While Fall River may not qualify a news desert, it certainly lacks an availability of local news that residents are aware of and can base political choices on.
Thibault put it this way: Fall River voters care about “kitchen table issues,” and view Trump as a heroic champion who’s fighting for the underdog.
Although this disconnect from traditional news is a national issue, many media advocates believe that local news can be a guiding source to reconnect society with the press. And that starts at the youngest level, with educators helping students separate fact from fiction.
“Part of our role in the curriculum at Fall River Educational Television is to sift through the fake news and give these kids a basis to filter all that stuff because otherwise they’ll just get bombarded with it,” Kochman said.

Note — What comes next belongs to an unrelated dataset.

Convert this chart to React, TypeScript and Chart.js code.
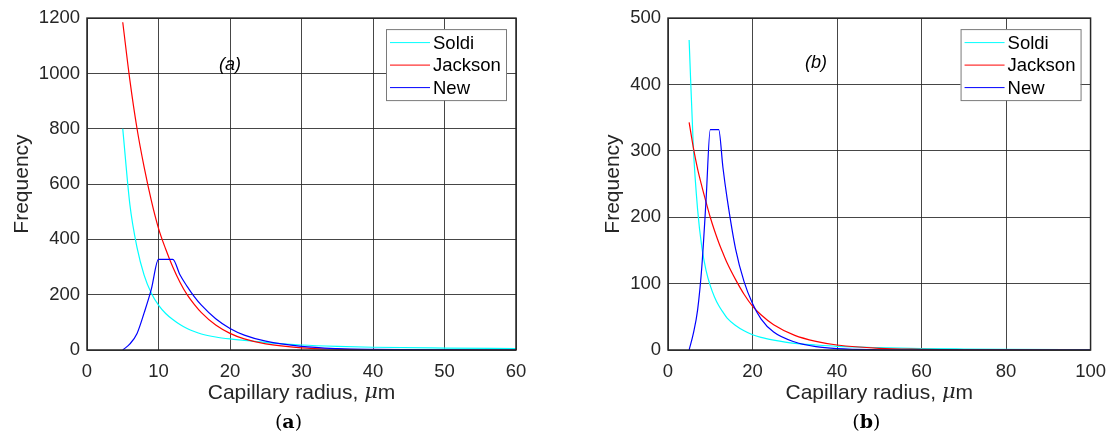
import React, { useEffect, useRef } from "react";
import { Chart, registerables } from "chart.js";

Chart.register(...registerables);

// ---------- data ----------
const radiusA = [5, 6, 7, 8, 9, 10, 11, 12, 13, 14, 15, 16, 18, 20, 22, 25, 30, 35, 40, 50, 60];
const soldiA = [800, 525, 370, 270, 205, 162, 132, 110, 92, 78, 67, 58, 47, 40, 35, 27, 18, 13, 10, 7, 5];
const jacksonA = [1185, 975, 800, 660, 540, 440, 365, 300, 245, 200, 165, 135, 90, 60, 40, 22, 8, 3, 1, 0.2, 0];
const newA = [0, 22, 60, 135, 220, 328, 328, 328, 272, 230, 193, 162, 113, 78, 54, 32, 13, 5, 2, 0.3, 0];

const radiusB = [5, 6, 7, 8, 9, 10, 11, 12, 13, 14, 16, 18, 20, 22, 25, 30, 35, 40, 50, 60, 70, 80, 100];
const soldiB = [467, 305, 212, 155, 120, 97, 80, 67, 57, 48, 37, 29, 23, 19, 15, 10, 7.5, 5.5, 3.5, 2.2, 1.5, 1, 0.6];
const jacksonB = [343, 305, 273, 247, 223, 200, 180, 162, 146, 131, 106, 84, 66, 53, 38, 22, 13, 7.5, 2.5, 1, 0.3, 0.1, 0];
const newB = [0, 25, 60, 125, 225, 332, 332, 332, 275, 228, 152, 103, 70, 47, 27, 12, 5, 2, 0.3, 0, 0, 0, 0];

const seriesNames = ["Soldi", "Jackson", "New"];
const seriesColors = ["#00ffff", "#ff0000", "#0000ff"];

const xTitleMain = "Capillary radius, ";
const xTitleMu = "\u03bc";
const xTitleUnit = "m";
const yTitle = "Frequency";

const SANS = "'Liberation Sans', Arial, Helvetica, sans-serif";
const SERIF = "'DejaVu Serif', 'Liberation Serif', serif";
const TEXT = "#262626";

type PanelProps = {
  radius: number[];
  series: number[][];
  xMax: number;
  xStep: number;
  yMax: number;
  yStep: number;
  innerLabel: string;
  innerAt: [number, number];
  caption: string;
  width: number;
  yAxisWidth: number;
  yTitlePad: number;
  rightPad: number;
};

function Panel(p: PanelProps) {
  const ref = useRef<HTMLCanvasElement | null>(null);

  useEffect(() => {
    if (!ref.current) return;

    const decor = {
      id: "decor",
      afterDraw(chart: any) {
        const { ctx, chartArea: ca, scales } = chart;
        ctx.save();
        // frame
        ctx.strokeStyle = TEXT;
        ctx.lineWidth = 1.5;
        ctx.strokeRect(ca.left, ca.top, ca.right - ca.left, ca.bottom - ca.top);

        // inner italic label
        ctx.fillStyle = "#000";
        ctx.font = `italic 18px ${SANS}`;
        ctx.textAlign = "center";
        ctx.textBaseline = "middle";
        ctx.fillText(
          p.innerLabel,
          scales.x.getPixelForValue(p.innerAt[0]),
          scales.y.getPixelForValue(p.innerAt[1])
        );

        // x axis title with italic mu
        const tcx = (ca.left + ca.right) / 2;
        const tcy = 393;
        ctx.textAlign = "left";
        ctx.fillStyle = TEXT;
        ctx.font = `21px ${SANS}`;
        const w1 = ctx.measureText(xTitleMain).width;
        const w3 = ctx.measureText(xTitleUnit).width;
        ctx.font = `italic 21px ${SERIF}`;
        const w2 = ctx.measureText(xTitleMu).width;
        let tx = tcx - (w1 + w2 + w3) / 2;
        ctx.font = `21px ${SANS}`;
        ctx.fillText(xTitleMain, tx, tcy);
        ctx.font = `italic 21px ${SERIF}`;
        ctx.fillText(xTitleMu, tx + w1, tcy);
        ctx.font = `21px ${SANS}`;
        ctx.fillText(xTitleUnit, tx + w1 + w2, tcy);

        // legend
        const bw = 120;
        const bh = 71;
        const bx = ca.right - 10 - bw;
        const by = ca.top + 11;
        ctx.fillStyle = "#ffffff";
        ctx.fillRect(bx, by, bw, bh);
        ctx.strokeStyle = "#7a7a7a";
        ctx.lineWidth = 1;
        ctx.strokeRect(bx + 0.5, by + 0.5, bw, bh);
        ctx.font = `18.5px ${SANS}`;
        ctx.textAlign = "left";
        ctx.textBaseline = "middle";
        seriesNames.forEach((name, i) => {
          const ly = by + 13.5 + i * 22.5;
          ctx.strokeStyle = seriesColors[i];
          ctx.lineWidth = 1;
          ctx.beginPath();
          ctx.moveTo(bx + 4, ly);
          ctx.lineTo(bx + 44, ly);
          ctx.stroke();
          ctx.fillStyle = "#000";
          ctx.fillText(name, bx + 47, ly + 1);
        });

        // caption below: "(" bold letter ")"
        const cx = (ca.left + ca.right) / 2 - 13;
        const cy = 423;
        ctx.fillStyle = "#000";
        ctx.textBaseline = "middle";
        ctx.font = `19px ${SERIF}`;
        const wp = ctx.measureText("(").width;
        const wc = ctx.measureText(")").width;
        ctx.font = `bold 19px ${SERIF}`;
        const wl = ctx.measureText(p.caption).width;
        const x0 = cx - (wp + wl + wc) / 2;
        ctx.textAlign = "left";
        ctx.font = `19px ${SERIF}`;
        ctx.fillText("(", x0, cy);
        ctx.font = `bold 19px ${SERIF}`;
        ctx.fillText(p.caption, x0 + wp, cy);
        ctx.font = `19px ${SERIF}`;
        ctx.fillText(")", x0 + wp + wl, cy);
        ctx.restore();
      },
    };

    const datasets = p.series.map((vals, i) => ({
      label: seriesNames[i],
      data: p.radius.map((r, k) => ({ x: r, y: vals[k] })),
      borderColor: seriesColors[i],
      backgroundColor: seriesColors[i],
      borderWidth: 1.2,
      pointRadius: 0,
      fill: false,
      cubicInterpolationMode: "monotone" as const,
      order: 2 - i,
    }));

    const chart = new Chart(ref.current, {
      type: "line",
      data: { datasets },
      options: {
        animation: false,
        responsive: false,
        devicePixelRatio: 1,
        layout: { padding: { left: 0, right: p.rightPad, top: 17, bottom: 0 } },
        plugins: {
          legend: { display: false },
          tooltip: { enabled: false },
        },
        scales: {
          x: {
            type: "linear",
            min: 0,
            max: p.xMax,
            ticks: {
              stepSize: p.xStep,
              color: TEXT,
              font: { family: SANS, size: 18.5 },
              padding: 11,
              maxRotation: 0,
              callback: (v: any) => String(v),
            },
            grid: { color: "rgba(38,38,38,0.85)", lineWidth: 1, drawTicks: false },
            border: { display: false },
            title: { display: false },
            afterFit: (s: any) => {
              s.height = 88;
            },
          },
          y: {
            type: "linear",
            min: 0,
            max: p.yMax,
            ticks: {
              stepSize: p.yStep,
              color: TEXT,
              font: { family: SANS, size: 18.5 },
              padding: 7,
              callback: (v: any) => String(v),
            },
            grid: { color: "rgba(38,38,38,0.85)", lineWidth: 1, drawTicks: false },
            border: { display: false },
            title: {
              display: true,
              text: yTitle,
              color: TEXT,
              font: { family: SANS, size: 21, lineHeight: 1.2 },
              padding: { top: p.yTitlePad, bottom: 0 },
            },
            afterFit: (s: any) => {
              s.width = p.yAxisWidth;
            },
          },
        },
      },
      plugins: [decor],
    });

    return () => chart.destroy();
  }, []);

  return (
    <canvas
      ref={ref}
      width={p.width}
      height={438}
      style={{ display: "block", width: p.width, height: 438 }}
    />
  );
}

export default function App() {
  return (
    <div
      style={{
        position: "absolute",
        left: 0,
        top: 0,
        width: 1117,
        height: 438,
        display: "flex",
        background: "#fff",
      }}
    >
      <Panel
        radius={radiusA}
        series={[soldiA, jacksonA, newA]}
        xMax={60}
        xStep={10}
        yMax={1200}
        yStep={200}
        innerLabel="(a)"
        innerAt={[20, 1030]}
        caption="a"
        width={558}
        yAxisWidth={87}
        yTitlePad={10}
        rightPad={42}
      />
      <Panel
        radius={radiusB}
        series={[soldiB, jacksonB, newB]}
        xMax={100}
        xStep={20}
        yMax={500}
        yStep={100}
        innerLabel="(b)"
        innerAt={[35, 432]}
        caption="b"
        width={559}
        yAxisWidth={110}
        yTitlePad={43}
        rightPad={19}
      />
    </div>
  );
}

Back in the glory days of “Local Cable News 13,” host Jim Phillips was dubbed the “dean of local news,” Kochman said. The news product aired live at 5:30 p.m. on weekdays and was rebroadcast at 7 p.m. and 10 p.m.
The program had a reputation of covering local events in a way that gave residents a window into each other’s lives.
Today, Thibault leans on similar practices.
Thibault, who says he enjoys being “the local journalist on local cable television,” said his day-to-day routine often involves running around the city to record interviews with business owners and residents who are leading community initiatives. He can be found busy at his desk in the TV production studio at Bristol Community College Monday through Friday.
While he has no way to track his television ratings or viewership, he hopes his efforts to produce local community-oriented news will pay off. The importance of strong local news matters, and Thibault hopes it will not be lost on a changing generation.
“We’ve worked so hard to be in it for so long,” he said. “So when you see things withering, it’s a concern.”
Alexa Coultoff is a junior at Northeastern University majoring in journalism and criminal justice.